Basterà a risolvere i «fallimenti e le criticità»? Dovrebbe. Anche perché la tendenza complessiva, stando alle statistiche contenute nella relazione di Canzio, è già oggi ad un progressivo miglioramento, tanto che i ricorsi per la «irragionevole durata dei processi» a Milano sono stati solo cinquanta. Nella giustizia civile, la grande malata del sistema, in un anno le cause arretrate sono scese del 15 per cento, e la durata media di un processo è scesa a due anni e quattro mesi, che salgono a due anni e mezzo per le cause di lavoro. E questo nonostante che la domanda di giustizia continui a crescere soprattutto in alcuni settori: sono sempre di più i milanesi che si separano (il 13,8 in più dello scorso anno) e che divorzino (più 12,50), e una vera impennata, che andrebbe investigata, sono le liti sui brevetti (più 73,8 per cento). E anche nel settore penale la cura di efficienza imposta da Canzio, sfidando qualche mugugno, sembra avere dato i suoi frutti: nel 2014 la Corte d'appello ha chiuso 9.297 processi, con un aumento addirittura del 26 per cento rispetto a due anni fa. All'interno di questo dato emerge con chiarezza qual è il vero reato «boom» di questi anni: lo stalking. Un po' perché è un reato introdotto da poco, un po' perché i casi aumentano, un po' perché cresce la tendenza a sporgere denuncia: sta di fatto che la Corte d'appello ha emesso l'anno scorso ben 171 sentenze in processi per «atti persecutori», il 76,29 per cento più del 2013.

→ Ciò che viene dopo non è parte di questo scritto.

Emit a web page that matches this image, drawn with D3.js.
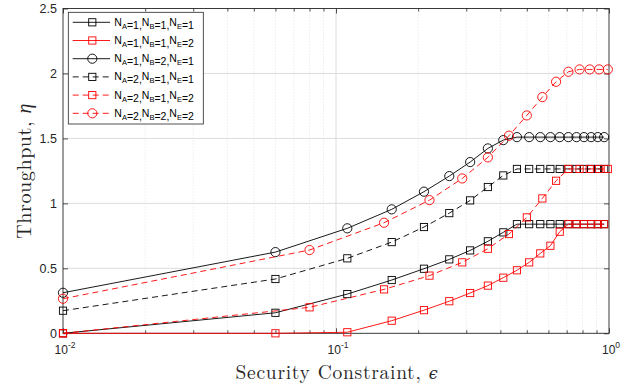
<!DOCTYPE html>
<html><head><meta charset="utf-8">
<script src="https://cdn.jsdelivr.net/npm/d3@7"></script>
<style>body{margin:0;background:#fff}svg{display:block}</style>
</head><body>
<svg id="c" width="635" height="388"></svg>
<script>
// x grids
const xA = [0.01,0.06,0.11,0.16,0.21,0.26,0.31,0.36,0.41,0.46,0.51,0.56,0.61,0.66,0.71,0.76,0.81,0.86,0.91,0.96];
const xB = [0.01,0.08,0.15,0.22,0.29,0.36,0.43,0.50,0.57,0.64,0.71,0.78,0.85,0.92,0.99];
// series values
const s111 = [0,0.158,0.302,0.41,0.497,0.569,0.638,0.708,0.777,0.84,0.84,0.84,0.84,0.84,0.84,0.84,0.84,0.84,0.84,0.84];
const s112 = [0,0,0.008,0.097,0.178,0.247,0.31,0.367,0.428,0.485,0.546,0.615,0.674,0.782,0.84,0.84,0.84,0.84,0.84,0.84];
const s121 = [0.312,0.625,0.808,0.954,1.09,1.21,1.318,1.423,1.487,1.51,1.51,1.51,1.51,1.51,1.51,1.51,1.51,1.51,1.51,1.51];
const s211 = [0.174,0.418,0.577,0.702,0.818,0.925,1.023,1.126,1.215,1.265,1.265,1.265,1.265,1.265,1.265,1.265,1.265,1.265,1.265,1.265];
const s212 = [0,0.2,0.338,0.444,0.546,0.651,0.764,0.892,1.038,1.174,1.265,1.265,1.265,1.265,1.265];
const s222 = [0.266,0.641,0.851,1.025,1.192,1.354,1.521,1.677,1.818,1.936,2.013,2.031,2.031,2.031,2.031];
const legendLabels = [["1","1","1"],["1","1","2"],["1","2","1"],["2","1","1"],["2","1","2"],["2","2","2"]];
const yTicks = [0,0.5,1,1.5,2,2.5];
const xTicks = [0.01,0.1,1];
const xTickExp = ["-2","-1","0"];

const series = [
  {x:xA, y:s111, color:"#000", dash:null, marker:"square"},
  {x:xA, y:s112, color:"#ff0000", dash:null, marker:"square"},
  {x:xA, y:s121, color:"#000", dash:null, marker:"circle"},
  {x:xA, y:s211, color:"#000", dash:"6,4", marker:"square"},
  {x:xB, y:s212, color:"#ff0000", dash:"6,4", marker:"square"},
  {x:xB, y:s222, color:"#ff0000", dash:"6,4", marker:"circle"}
];

const L=63, R=609, T=8.5, B=333.3;
const svg = d3.select("#c");
const x = d3.scaleLog().domain([0.01,1]).range([L,R]);
const y = d3.scaleLinear().domain([0,2.5]).range([B,T]);
const axisColor = "#262626";

// minor grid
const minor = [];
for (let d of [0.01,0.1]) for (let k=2;k<=9;k++) minor.push(d*k);
svg.append("g").selectAll("line").data(minor).join("line")
  .attr("x1",d=>x(d)).attr("x2",d=>x(d)).attr("y1",T).attr("y2",B)
  .attr("stroke","#cfcfcf").attr("stroke-width",0.6).attr("stroke-dasharray","1,2");
// major grid
svg.append("g").selectAll("line").data([0.1]).join("line")
  .attr("x1",d=>x(d)).attr("x2",d=>x(d)).attr("y1",T).attr("y2",B)
  .attr("stroke","#dcdcdc").attr("stroke-width",1);
svg.append("g").selectAll("line").data(yTicks.slice(1,-1)).join("line")
  .attr("x1",L).attr("x2",R).attr("y1",d=>y(d)).attr("y2",d=>y(d))
  .attr("stroke","#dcdcdc").attr("stroke-width",1);

// axes
const gx = svg.append("g").attr("transform",`translate(0,${B})`)
  .call(d3.axisBottom(x).tickValues(xTicks).tickSize(-5).tickFormat(""));
const gxt = svg.append("g").attr("transform",`translate(0,${T})`)
  .call(d3.axisTop(x).tickValues(xTicks).tickSize(-5).tickFormat(""));
const gxm = svg.append("g").attr("transform",`translate(0,${B})`)
  .call(d3.axisBottom(x).tickValues(minor).tickSize(-3).tickFormat(""));
const gxmt = svg.append("g").attr("transform",`translate(0,${T})`)
  .call(d3.axisTop(x).tickValues(minor).tickSize(-3).tickFormat(""));
const gy = svg.append("g").attr("transform",`translate(${L},0)`)
  .call(d3.axisLeft(y).tickValues(yTicks).tickSize(-5).tickFormat(""));
const gyr = svg.append("g").attr("transform",`translate(${R},0)`)
  .call(d3.axisRight(y).tickValues(yTicks).tickSize(-5).tickFormat(""));
[gx,gxt,gxm,gxmt,gy,gyr].forEach(g=>{
  g.select(".domain").remove();
  g.selectAll("line").attr("stroke",axisColor).attr("stroke-width",0.8);
});
svg.append("rect").attr("x",L).attr("y",T).attr("width",R-L).attr("height",B-T)
  .attr("fill","none").attr("stroke",axisColor).attr("stroke-width",0.9);

// tick labels
const font = "Liberation Sans, Arial, Helvetica, sans-serif";
svg.append("g").selectAll("text").data(yTicks).join("text")
  .attr("x",L-6).attr("y",d=>y(d)+4.5).attr("text-anchor","end")
  .attr("font-family",font).attr("font-size",12.5).attr("fill",axisColor)
  .text(d=>d3.format("")(d));
const xl = svg.append("g").selectAll("text").data(xTicks).join("text")
  .attr("x",d=>x(d)+2).attr("y",B+20.5).attr("text-anchor","middle")
  .attr("font-family",font).attr("font-size",12).attr("fill",axisColor);
xl.append("tspan").text("10");
xl.append("tspan").attr("dy",-5.5).attr("font-size",8.5).text((d,i)=>xTickExp[i]);

// axis labels
const serif = "Latin Modern Roman, Liberation Serif, Times New Roman, serif";
const xlab = svg.append("text").attr("x",(L+R)/2 + 1).attr("y",379).attr("text-anchor","middle")
  .attr("font-family",serif).attr("font-size",19.5).attr("letter-spacing",0.7).attr("fill",axisColor);
xlab.append("tspan").text("Security Constraint, ");
xlab.append("tspan").attr("font-family","DejaVu Serif, serif").attr("font-style","italic").attr("font-size",16).text("\u03F5");
const ylab = svg.append("text").attr("transform",`translate(31,${(T+B)/2}) rotate(-90)`)
  .attr("text-anchor","middle").attr("font-family",serif).attr("font-size",20).attr("letter-spacing",0.6).attr("fill",axisColor);
ylab.append("tspan").text("Throughput, ");
ylab.append("tspan").attr("font-style","italic").text("\u03B7");

// series
const line = d3.line().x(d=>x(d[0])).y(d=>y(d[1]));
function drawMarker(g, m, color){
  if (m==="square") g.append("rect").attr("x",-3.6).attr("y",-3.6).attr("width",7.2).attr("height",7.2)
     .attr("fill","none").attr("stroke",color).attr("stroke-width",0.9);
  else g.append("circle").attr("r",4.6).attr("fill","none").attr("stroke",color).attr("stroke-width",0.9);
}
series.forEach(s=>{
  const pts = s.x.map((xv,i)=>[xv,s.y[i]]);
  svg.append("path").datum(pts).attr("d",line).attr("fill","none")
    .attr("stroke",s.color).attr("stroke-width",0.9)
    .attr("stroke-dasharray",s.dash);
  pts.forEach(p=>{
    const g = svg.append("g").attr("transform",`translate(${x(p[0])},${y(p[1])})`);
    drawMarker(g,s.marker,s.color);
  });
});

// legend
const lg = svg.append("g");
lg.append("rect").attr("x",68.3).attr("y",12.3).attr("width",135).attr("height",111.7)
  .attr("fill","#fff").attr("stroke",axisColor).attr("stroke-width",0.8);
series.forEach((s,i)=>{
  const yy = 22.3 + i*18.2;
  lg.append("line").attr("x1",72.7).attr("x2",110).attr("y1",yy).attr("y2",yy)
    .attr("stroke",s.color).attr("stroke-width",0.9).attr("stroke-dasharray",s.dash);
  const g = lg.append("g").attr("transform",`translate(92.3,${yy})`);
  drawMarker(g,s.marker,s.color);
  const t = lg.append("text").attr("x",114.3).attr("y",yy+3.5)
    .attr("font-family",font).attr("font-size",10.5).attr("fill","#000");
  const subs = ["A","B","E"];
  subs.forEach((sb,j)=>{
    t.append("tspan").attr("dy", j===0?0:-3).text("N");
    t.append("tspan").attr("dy",3).attr("font-size",7.5).text(sb);
    t.append("tspan").text("=" + legendLabels[i][j] + (j<2?",":""));
  });
});
</script>
</body></html>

Certo, dai giudici ci si aspetta non solo che lavorino tanto ma anche che lavorino bene, cioè che - nei limiti del possibile - emettano la sentenza giusta. Anche su questo punto Canzio sembra soddisfatto del bilancio: la Cassazione ha annullato il 16,9 per cento delle sentenze penali milanesi contro cui gli imputati o la procura avevano fatto ricorso. É un tasso che al comune cittadino può sembrare abbastanza alto, ma che la relazione considera fisiologico, e comunque in miglioramento rispetto agli anni passati.

In miglioramento risulta anche il punto d'approdo finale della giustizia penale, cioè la situazione nelle carceri di Milano e del suo distretto. Complessivamente, alla fine del 2014 vi erano detenuti 6.192 detenuti, quasi settecento in meno di un anno prima.

Rimangono situazioni gravi di sovraffollamento, in particolare nelle prigioni di Como, Lodi, Vigevano, Busto Arsizio e San Vittore, ma in altre strutture, grazie ai provvedimenti «svuotacarceri» del governo e all'apertura di nuovi reparti, ci si sta avvicinando a garantire gli spazi vitali cui i detenuti hanno diritto.